This small bowl is the most prosaic of all Hopi tourist trinkets: an ashtray.  The maker is unknown, though indicated with a lizard identification mark on the bottom. …..And that is why I include it in a collection with many masterpiece of Hopi art.

Masterpieces are great, but the common items made by Hopi women to support their families were relatively insignificant pots like this.  Thus 2019-01 serves as a monument to all those Hopi women and all that clay.

The walls of this ashtray are substantial but even, just what you’d want for this functional item.  It is well fired with blushing from the dung fire most noticeable on the bottom.
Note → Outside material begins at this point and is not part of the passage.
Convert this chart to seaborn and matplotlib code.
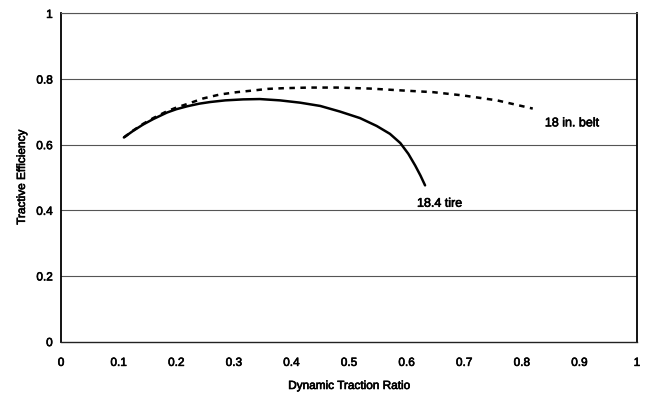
import matplotlib
matplotlib.use("Agg")
import matplotlib.pyplot as plt
import matplotlib.patheffects as pe
import seaborn as sns
import pandas as pd

# 18.4 tire: tractive efficiency vs dynamic traction ratio
tire_dtr = [0.109, 0.125, 0.142, 0.160, 0.184, 0.200, 0.219, 0.240, 0.259,
            0.285, 0.316, 0.345, 0.380, 0.415, 0.450, 0.484, 0.519, 0.548,
            0.571, 0.589, 0.603, 0.615, 0.624, 0.632]
tire_te = [0.622, 0.642, 0.661, 0.678, 0.698, 0.708, 0.717, 0.725, 0.730,
           0.735, 0.738, 0.739, 0.735, 0.728, 0.718, 0.701, 0.681, 0.657,
           0.633, 0.605, 0.572, 0.536, 0.506, 0.476]

# 18 in. belt
belt_dtr = [0.109, 0.125, 0.142, 0.160, 0.184, 0.200, 0.219, 0.247, 0.276,
            0.305, 0.333, 0.359, 0.385, 0.43, 0.479, 0.536, 0.594, 0.646,
            0.698, 0.757, 0.819]
belt_te = [0.622, 0.643, 0.663, 0.681, 0.702, 0.713, 0.724, 0.741, 0.753,
           0.760, 0.765, 0.770, 0.772, 0.774, 0.774, 0.771, 0.765, 0.760,
           0.750, 0.735, 0.710]

x_ticks = [0, 0.1, 0.2, 0.3, 0.4, 0.5, 0.6, 0.7, 0.8, 0.9, 1]
x_tick_labels = ["0", "0.1", "0.2", "0.3", "0.4", "0.5", "0.6", "0.7", "0.8", "0.9", "1"]
y_ticks = [0, 0.2, 0.4, 0.6, 0.8, 1]
y_tick_labels = ["0", "0.2", "0.4", "0.6", "0.8", "1"]

sns.set_theme(style="white")
plt.rcParams["font.family"] = ["Liberation Sans", "DejaVu Sans"]

tire = pd.DataFrame({"dtr": tire_dtr, "te": tire_te})
belt = pd.DataFrame({"dtr": belt_dtr, "te": belt_te})

# slightly heavier strokes for all text
heavy = [pe.withStroke(linewidth=0.45, foreground="black")]

fig = plt.figure(figsize=(6.5, 3.94), dpi=100)
ax = fig.add_axes([0.094, 0.133, 0.886, 0.833])

for y in y_ticks[1:]:
    ax.axhline(y, color="#555555", lw=0.8, zorder=0)

sns.lineplot(data=belt, x="dtr", y="te", ax=ax, color="black", lw=1.8,
             linestyle=(0, (2.2, 2.2)), sort=False, estimator=None)
sns.lineplot(data=tire, x="dtr", y="te", ax=ax, color="black", lw=1.8,
             sort=False, estimator=None)

ax.text(0.84, 0.665, "18 in. belt", fontsize=9, ha="left", va="center",
        color="black", path_effects=heavy)
ax.text(0.618, 0.42, "18.4 tire", fontsize=9, ha="left", va="center",
        color="black", path_effects=heavy)

ax.set_xlim(0, 1)
ax.set_ylim(0, 1)
ax.set_xticks(x_ticks)
ax.set_xticklabels(x_tick_labels)
ax.set_yticks(y_ticks)
ax.set_yticklabels(y_tick_labels)
ax.tick_params(axis="both", which="major", direction="out", length=3, width=1,
               color="black", labelsize=8.5, labelcolor="black", pad=3)
ax.tick_params(axis="x", pad=8)
for lbl in ax.get_xticklabels() + ax.get_yticklabels():
    lbl.set_path_effects(heavy)
ax.set_xlabel("Dynamic Traction Ratio", fontsize=8.5, color="black", labelpad=8,
              path_effects=heavy)
ax.set_ylabel("Tractive Efficiency", fontsize=8.5, color="black", labelpad=6,
              path_effects=heavy)

for side in ["left", "right"]:
    ax.spines[side].set_visible(True)
    ax.spines[side].set_color("black")
    ax.spines[side].set_linewidth(1.3)
ax.spines["bottom"].set_visible(True)
ax.spines["bottom"].set_color("#222222")
ax.spines["bottom"].set_linewidth(1.0)
ax.spines["top"].set_visible(True)
ax.spines["top"].set_color("#555555")
ax.spines["top"].set_linewidth(0.8)

fig.savefig("out.png", dpi=100, facecolor="white")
Stains indicate it served its purpose well.

The design is repeated six times on the flared rim, three times on either side of the cigarette rests.  Simple and graceful, the design has at least two interpretations.  First it is an abstracted version of the rainbird element from Zuni but also found on earlier Polacca Hopi pottery (1994-14 and 2014-06) and occasionally used in modern times (1992-04).  Second, it was interpreted by Alexander Steven as water flowing in a series of eddies, recalling the place of emergence and the house of Masau at the bottom of the Grand Canyou (Patterson, 1994:240).

Purchase History:
This ashtray was purchased on 1-11-19 at the indoor store of Garrett E. Washington at the Winnie, TX flea market.